- [Given problem] Without including any images, repeat the data exactly.

- [Source excerpt]
— begin —

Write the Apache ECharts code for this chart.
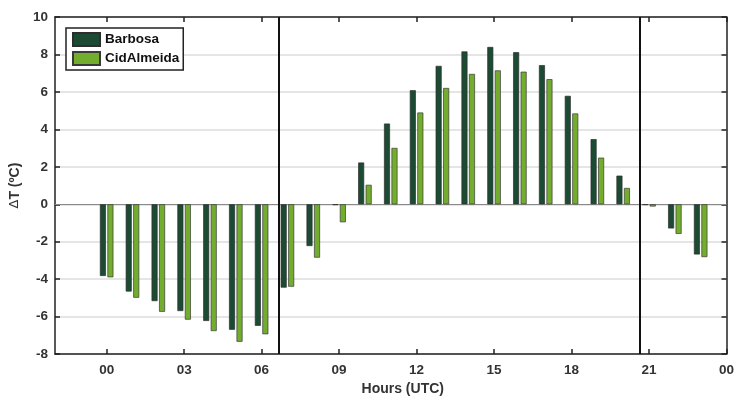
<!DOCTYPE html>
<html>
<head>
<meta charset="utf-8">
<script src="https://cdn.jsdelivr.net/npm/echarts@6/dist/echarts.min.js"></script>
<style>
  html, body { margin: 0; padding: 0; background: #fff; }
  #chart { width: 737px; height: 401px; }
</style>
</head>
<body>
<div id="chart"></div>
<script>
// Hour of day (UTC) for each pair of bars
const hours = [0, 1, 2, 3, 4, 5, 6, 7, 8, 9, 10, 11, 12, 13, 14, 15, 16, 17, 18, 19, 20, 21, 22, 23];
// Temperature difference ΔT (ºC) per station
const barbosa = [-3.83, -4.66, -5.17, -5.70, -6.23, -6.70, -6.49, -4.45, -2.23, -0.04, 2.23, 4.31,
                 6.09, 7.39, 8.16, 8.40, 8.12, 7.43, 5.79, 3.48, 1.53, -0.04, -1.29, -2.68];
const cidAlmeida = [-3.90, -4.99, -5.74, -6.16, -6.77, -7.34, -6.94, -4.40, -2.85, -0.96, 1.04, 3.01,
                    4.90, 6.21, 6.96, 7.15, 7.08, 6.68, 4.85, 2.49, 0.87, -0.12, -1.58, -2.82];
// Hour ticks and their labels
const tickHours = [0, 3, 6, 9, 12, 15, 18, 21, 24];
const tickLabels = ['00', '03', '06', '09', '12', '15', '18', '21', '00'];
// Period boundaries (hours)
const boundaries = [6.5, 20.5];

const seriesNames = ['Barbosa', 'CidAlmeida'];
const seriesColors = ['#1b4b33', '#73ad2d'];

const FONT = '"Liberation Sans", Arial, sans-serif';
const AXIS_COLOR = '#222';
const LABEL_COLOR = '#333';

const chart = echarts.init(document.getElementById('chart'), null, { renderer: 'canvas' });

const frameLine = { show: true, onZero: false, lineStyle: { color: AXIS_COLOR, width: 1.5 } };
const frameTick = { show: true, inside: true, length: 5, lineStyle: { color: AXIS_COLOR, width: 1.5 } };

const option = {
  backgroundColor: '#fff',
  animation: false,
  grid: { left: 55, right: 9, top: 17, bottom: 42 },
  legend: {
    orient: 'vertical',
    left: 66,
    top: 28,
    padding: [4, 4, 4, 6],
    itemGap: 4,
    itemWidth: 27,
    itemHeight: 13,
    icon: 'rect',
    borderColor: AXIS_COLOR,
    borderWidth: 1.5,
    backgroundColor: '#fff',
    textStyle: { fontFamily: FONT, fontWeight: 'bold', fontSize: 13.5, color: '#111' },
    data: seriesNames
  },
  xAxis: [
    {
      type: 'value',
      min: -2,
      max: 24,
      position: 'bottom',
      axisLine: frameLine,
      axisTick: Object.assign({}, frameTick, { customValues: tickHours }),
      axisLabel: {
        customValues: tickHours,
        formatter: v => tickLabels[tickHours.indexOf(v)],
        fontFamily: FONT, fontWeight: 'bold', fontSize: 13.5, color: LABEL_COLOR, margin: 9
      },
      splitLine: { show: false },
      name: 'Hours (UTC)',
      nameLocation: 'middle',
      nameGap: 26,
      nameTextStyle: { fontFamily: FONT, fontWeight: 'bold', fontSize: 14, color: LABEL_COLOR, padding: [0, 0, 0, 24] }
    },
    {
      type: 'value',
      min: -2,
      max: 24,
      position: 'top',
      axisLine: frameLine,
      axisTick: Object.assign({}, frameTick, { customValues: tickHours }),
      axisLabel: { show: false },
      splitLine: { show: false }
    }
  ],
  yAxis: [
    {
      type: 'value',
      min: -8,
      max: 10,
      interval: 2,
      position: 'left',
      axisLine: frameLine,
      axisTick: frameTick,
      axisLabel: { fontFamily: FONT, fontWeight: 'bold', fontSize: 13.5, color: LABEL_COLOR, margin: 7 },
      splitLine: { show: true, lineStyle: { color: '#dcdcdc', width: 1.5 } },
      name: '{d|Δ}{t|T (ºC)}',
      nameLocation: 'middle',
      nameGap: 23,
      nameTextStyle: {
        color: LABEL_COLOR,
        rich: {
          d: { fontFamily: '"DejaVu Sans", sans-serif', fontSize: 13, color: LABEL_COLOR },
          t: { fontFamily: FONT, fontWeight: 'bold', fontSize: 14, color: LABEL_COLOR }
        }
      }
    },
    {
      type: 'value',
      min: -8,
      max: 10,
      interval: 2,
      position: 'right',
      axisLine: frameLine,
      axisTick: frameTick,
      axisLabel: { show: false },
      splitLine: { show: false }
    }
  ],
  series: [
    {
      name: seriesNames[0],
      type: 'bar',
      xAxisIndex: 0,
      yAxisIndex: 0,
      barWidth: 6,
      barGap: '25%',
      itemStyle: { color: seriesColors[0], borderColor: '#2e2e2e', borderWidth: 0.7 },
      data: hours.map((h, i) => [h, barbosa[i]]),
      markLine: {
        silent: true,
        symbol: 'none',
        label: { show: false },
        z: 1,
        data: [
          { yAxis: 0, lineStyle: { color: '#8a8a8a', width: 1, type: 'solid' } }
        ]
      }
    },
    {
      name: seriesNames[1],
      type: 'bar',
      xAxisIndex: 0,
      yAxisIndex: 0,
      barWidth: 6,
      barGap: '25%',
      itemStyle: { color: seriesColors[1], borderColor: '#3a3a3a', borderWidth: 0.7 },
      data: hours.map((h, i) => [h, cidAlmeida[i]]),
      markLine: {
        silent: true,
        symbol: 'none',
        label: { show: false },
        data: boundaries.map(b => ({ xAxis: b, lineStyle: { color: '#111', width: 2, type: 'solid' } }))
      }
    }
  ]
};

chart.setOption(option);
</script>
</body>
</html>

— end —

- [Task output]
Write the Apache ECharts code for this chart.
<!DOCTYPE html>
<html>
<head>
<meta charset="utf-8">
<script src="https://cdn.jsdelivr.net/npm/echarts@6/dist/echarts.min.js"></script>
<style>
  html, body { margin: 0; padding: 0; background: #fff; }
  #chart { width: 737px; height: 401px; }
</style>
</head>
<body>
<div id="chart"></div>
<script>
// Hour of day (UTC) for each pair of bars
const hours = [0, 1, 2, 3, 4, 5, 6, 7, 8, 9, 10, 11, 12, 13, 14, 15, 16, 17, 18, 19, 20, 21, 22, 23];
// Temperature difference ΔT (ºC) per station
const barbosa = [-3.83, -4.66, -5.17, -5.70, -6.23, -6.70, -6.49, -4.45, -2.23, -0.04, 2.23, 4.31,
                 6.09, 7.39, 8.16, 8.40, 8.12, 7.43, 5.79, 3.48, 1.53, -0.04, -1.29, -2.68];
const cidAlmeida = [-3.90, -4.99, -5.74, -6.16, -6.77, -7.34, -6.94, -4.40, -2.85, -0.96, 1.04, 3.01,
                    4.90, 6.21, 6.96, 7.15, 7.08, 6.68, 4.85, 2.49, 0.87, -0.12, -1.58, -2.82];
// Hour ticks and their labels
const tickHours = [0, 3, 6, 9, 12, 15, 18, 21, 24];
const tickLabels = ['00', '03', '06', '09', '12', '15', '18', '21', '00'];
// Period boundaries (hours)
const boundaries = [6.5, 20.5];

const seriesNames = ['Barbosa', 'CidAlmeida'];
const seriesColors = ['#1b4b33', '#73ad2d'];

const FONT = '"Liberation Sans", Arial, sans-serif';
const AXIS_COLOR = '#222';
const LABEL_COLOR = '#333';

const chart = echarts.init(document.getElementById('chart'), null, { renderer: 'canvas' });

const frameLine = { show: true, onZero: false, lineStyle: { color: AXIS_COLOR, width: 1.5 } };
const frameTick = { show: true, inside: true, length: 5, lineStyle: { color: AXIS_COLOR, width: 1.5 } };

const option = {
  backgroundColor: '#fff',
  animation: false,
  grid: { left: 55, right: 9, top: 17, bottom: 42 },
  legend: {
    orient: 'vertical',
    left: 66,
    top: 28,
    padding: [4, 4, 4, 6],
    itemGap: 4,
    itemWidth: 27,
    itemHeight: 13,
    icon: 'rect',
    borderColor: AXIS_COLOR,
    borderWidth: 1.5,
    backgroundColor: '#fff',
    textStyle: { fontFamily: FONT, fontWeight: 'bold', fontSize: 13.5, color: '#111' },
    data: seriesNames
  },
  xAxis: [
    {
      type: 'value',
      min: -2,
      max: 24,
      position: 'bottom',
      axisLine: frameLine,
      axisTick: Object.assign({}, frameTick, { customValues: tickHours }),
      axisLabel: {
        customValues: tickHours,
        formatter: v => tickLabels[tickHours.indexOf(v)],
        fontFamily: FONT, fontWeight: 'bold', fontSize: 13.5, color: LABEL_COLOR, margin: 9
      },
      splitLine: { show: false },
      name: 'Hours (UTC)',
      nameLocation: 'middle',
      nameGap: 26,
      nameTextStyle: { fontFamily: FONT, fontWeight: 'bold', fontSize: 14, color: LABEL_COLOR, padding: [0, 0, 0, 24] }
    },
    {
      type: 'value',
      min: -2,
      max: 24,
      position: 'top',
      axisLine: frameLine,
      axisTick: Object.assign({}, frameTick, { customValues: tickHours }),
      axisLabel: { show: false },
      splitLine: { show: false }
    }
  ],
  yAxis: [
    {
      type: 'value',
      min: -8,
      max: 10,
      interval: 2,
      position: 'left',
      axisLine: frameLine,
      axisTick: frameTick,
      axisLabel: { fontFamily: FONT, fontWeight: 'bold', fontSize: 13.5, color: LABEL_COLOR, margin: 7 },
      splitLine: { show: true, lineStyle: { color: '#dcdcdc', width: 1.5 } },
      name: '{d|Δ}{t|T (ºC)}',
      nameLocation: 'middle',
      nameGap: 23,
      nameTextStyle: {
        color: LABEL_COLOR,
        rich: {
          d: { fontFamily: '"DejaVu Sans", sans-serif', fontSize: 13, color: LABEL_COLOR },
          t: { fontFamily: FONT, fontWeight: 'bold', fontSize: 14, color: LABEL_COLOR }
        }
      }
    },
    {
      type: 'value',
      min: -8,
      max: 10,
      interval: 2,
      position: 'right',
      axisLine: frameLine,
      axisTick: frameTick,
      axisLabel: { show: false },
      splitLine: { show: false }
    }
  ],
  series: [
    {
      name: seriesNames[0],
      type: 'bar',
      xAxisIndex: 0,
      yAxisIndex: 0,
      barWidth: 6,
      barGap: '25%',
      itemStyle: { color: seriesColors[0], borderColor: '#2e2e2e', borderWidth: 0.7 },
      data: hours.map((h, i) => [h, barbosa[i]]),
      markLine: {
        silent: true,
        symbol: 'none',
        label: { show: false },
        z: 1,
        data: [
          { yAxis: 0, lineStyle: { color: '#8a8a8a', width: 1, type: 'solid' } }
        ]
      }
    },
    {
      name: seriesNames[1],
      type: 'bar',
      xAxisIndex: 0,
      yAxisIndex: 0,
      barWidth: 6,
      barGap: '25%',
      itemStyle: { color: seriesColors[1], borderColor: '#3a3a3a', borderWidth: 0.7 },
      data: hours.map((h, i) => [h, cidAlmeida[i]]),
      markLine: {
        silent: true,
        symbol: 'none',
        label: { show: false },
        data: boundaries.map(b => ({ xAxis: b, lineStyle: { color: '#111', width: 2, type: 'solid' } }))
      }
    }
  ]
};

chart.setOption(option);
</script>
</body>
</html>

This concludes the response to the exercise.